Paul Sand (Actor) .. Artist
Born: March 05, 1944
Trivia: A shy and withdrawn child, 11-year-old Paul Sanchez emerged from his shell upon joining Viola Spolin's Children's Theatre Workshop. Even at this early stage of the game, he was a gifted improvisational comedian, delighting friends and theatregoers alike with his inspired flights of fancy. After attending Los Angeles State College, he journeyed to Paris at his own expense, hoping to meet his idols Jean-Louis Barrault and Marcel Marceau. The latter was so impressed by his instinctive talents that he hired the young performer for his prestigious touring mime troupe. Upon returning to the states, he worked with Viola Spolin's son Paul Sills at Chicago's Second City; somewhere along the way, he changed his professional moniker from Sanchez to Sand. He appeared in the popular off-Broadway revue The Mad Show, then linked up with Sills again in Story Theatre, winning a Tony Award for his portrayal of an itching dog! Hired as a general-purpose comic actor by MTM productions at the recommendation of his old Story Theatre-cohort Valerie Harper, Paul was starred in his own sitcom, Paul Sand in Friends and Lovers. This fey, good-natured endeavor was widely touted as the sleeper of the 1974-75 television season. Unfortunately, viewers were not as enchanted by Sands' talents as "live" audiences had been, and Friends and Lovers was axed after 13 weeks.
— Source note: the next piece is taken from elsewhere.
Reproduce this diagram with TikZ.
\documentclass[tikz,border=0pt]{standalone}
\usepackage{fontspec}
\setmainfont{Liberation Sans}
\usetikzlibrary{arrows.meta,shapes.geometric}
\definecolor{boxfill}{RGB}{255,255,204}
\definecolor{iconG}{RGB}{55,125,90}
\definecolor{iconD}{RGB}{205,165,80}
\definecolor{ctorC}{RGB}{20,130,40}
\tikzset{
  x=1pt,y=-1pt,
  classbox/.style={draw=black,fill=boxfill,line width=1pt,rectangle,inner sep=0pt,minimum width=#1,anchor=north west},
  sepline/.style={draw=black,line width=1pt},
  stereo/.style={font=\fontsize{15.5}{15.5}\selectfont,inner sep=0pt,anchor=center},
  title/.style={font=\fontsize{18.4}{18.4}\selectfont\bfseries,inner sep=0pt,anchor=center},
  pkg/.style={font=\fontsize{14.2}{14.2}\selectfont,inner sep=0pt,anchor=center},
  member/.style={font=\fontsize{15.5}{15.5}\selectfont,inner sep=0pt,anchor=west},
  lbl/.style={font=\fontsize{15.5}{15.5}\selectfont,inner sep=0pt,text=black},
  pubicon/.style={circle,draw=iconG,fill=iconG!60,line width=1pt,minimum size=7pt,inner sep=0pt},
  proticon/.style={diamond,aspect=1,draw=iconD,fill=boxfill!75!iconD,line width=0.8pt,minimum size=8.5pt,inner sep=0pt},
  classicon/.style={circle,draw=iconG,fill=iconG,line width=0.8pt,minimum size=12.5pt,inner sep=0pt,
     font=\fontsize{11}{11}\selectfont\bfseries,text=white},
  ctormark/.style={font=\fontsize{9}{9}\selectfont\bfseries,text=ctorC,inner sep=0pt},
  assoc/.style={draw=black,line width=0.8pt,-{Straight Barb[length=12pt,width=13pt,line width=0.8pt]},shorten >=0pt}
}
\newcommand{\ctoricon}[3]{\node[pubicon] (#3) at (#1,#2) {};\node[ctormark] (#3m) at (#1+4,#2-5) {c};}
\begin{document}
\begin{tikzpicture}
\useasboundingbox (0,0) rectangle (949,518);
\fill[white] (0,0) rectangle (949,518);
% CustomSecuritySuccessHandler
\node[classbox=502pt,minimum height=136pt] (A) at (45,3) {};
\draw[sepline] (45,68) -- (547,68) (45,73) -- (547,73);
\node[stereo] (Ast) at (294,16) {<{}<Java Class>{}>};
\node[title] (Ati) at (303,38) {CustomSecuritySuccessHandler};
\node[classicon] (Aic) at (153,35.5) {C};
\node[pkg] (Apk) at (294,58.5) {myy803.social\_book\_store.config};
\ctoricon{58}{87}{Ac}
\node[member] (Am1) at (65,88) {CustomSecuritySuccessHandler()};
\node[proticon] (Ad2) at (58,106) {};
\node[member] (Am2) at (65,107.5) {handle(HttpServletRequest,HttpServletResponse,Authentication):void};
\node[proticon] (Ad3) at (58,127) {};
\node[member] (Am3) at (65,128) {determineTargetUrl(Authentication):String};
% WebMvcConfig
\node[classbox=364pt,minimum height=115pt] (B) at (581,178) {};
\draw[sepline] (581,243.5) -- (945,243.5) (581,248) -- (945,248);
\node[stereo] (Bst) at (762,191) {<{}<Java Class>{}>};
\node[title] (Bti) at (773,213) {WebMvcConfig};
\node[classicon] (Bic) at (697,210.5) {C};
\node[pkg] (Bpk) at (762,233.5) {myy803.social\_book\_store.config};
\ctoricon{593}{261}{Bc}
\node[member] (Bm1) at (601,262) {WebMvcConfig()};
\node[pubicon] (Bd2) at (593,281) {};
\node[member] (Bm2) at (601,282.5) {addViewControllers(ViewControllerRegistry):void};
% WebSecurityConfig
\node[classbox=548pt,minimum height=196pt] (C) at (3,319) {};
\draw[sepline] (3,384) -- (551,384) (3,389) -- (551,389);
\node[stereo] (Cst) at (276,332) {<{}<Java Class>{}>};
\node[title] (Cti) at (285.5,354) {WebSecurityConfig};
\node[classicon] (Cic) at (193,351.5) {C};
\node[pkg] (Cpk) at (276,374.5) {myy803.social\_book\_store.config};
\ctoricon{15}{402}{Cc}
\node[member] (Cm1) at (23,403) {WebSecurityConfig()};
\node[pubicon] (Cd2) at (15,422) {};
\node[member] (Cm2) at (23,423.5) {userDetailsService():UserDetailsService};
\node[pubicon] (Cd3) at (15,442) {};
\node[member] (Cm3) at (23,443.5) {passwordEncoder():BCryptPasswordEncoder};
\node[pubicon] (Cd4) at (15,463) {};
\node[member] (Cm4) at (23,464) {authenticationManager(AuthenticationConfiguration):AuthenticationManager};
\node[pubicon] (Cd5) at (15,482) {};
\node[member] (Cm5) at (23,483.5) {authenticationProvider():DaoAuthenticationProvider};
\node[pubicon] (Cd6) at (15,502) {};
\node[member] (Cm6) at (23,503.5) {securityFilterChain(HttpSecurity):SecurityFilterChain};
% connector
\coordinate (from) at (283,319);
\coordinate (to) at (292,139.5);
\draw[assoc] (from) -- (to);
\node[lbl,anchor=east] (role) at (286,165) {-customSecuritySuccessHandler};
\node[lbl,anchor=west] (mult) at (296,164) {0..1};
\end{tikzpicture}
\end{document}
Paul Sand has continued to thrive as a supporting actor in films (his first was 1969's Viva Max) and such TV weeklies as St. Elswhere. Paul Sand's best showing of the 1980s was on the NBC sitcom Gimme a Break, in which he played Marty, an eccentric Manhattan-born restaurateur who posed as a flamboyant Mexican named Esteban for the benefit of his customers.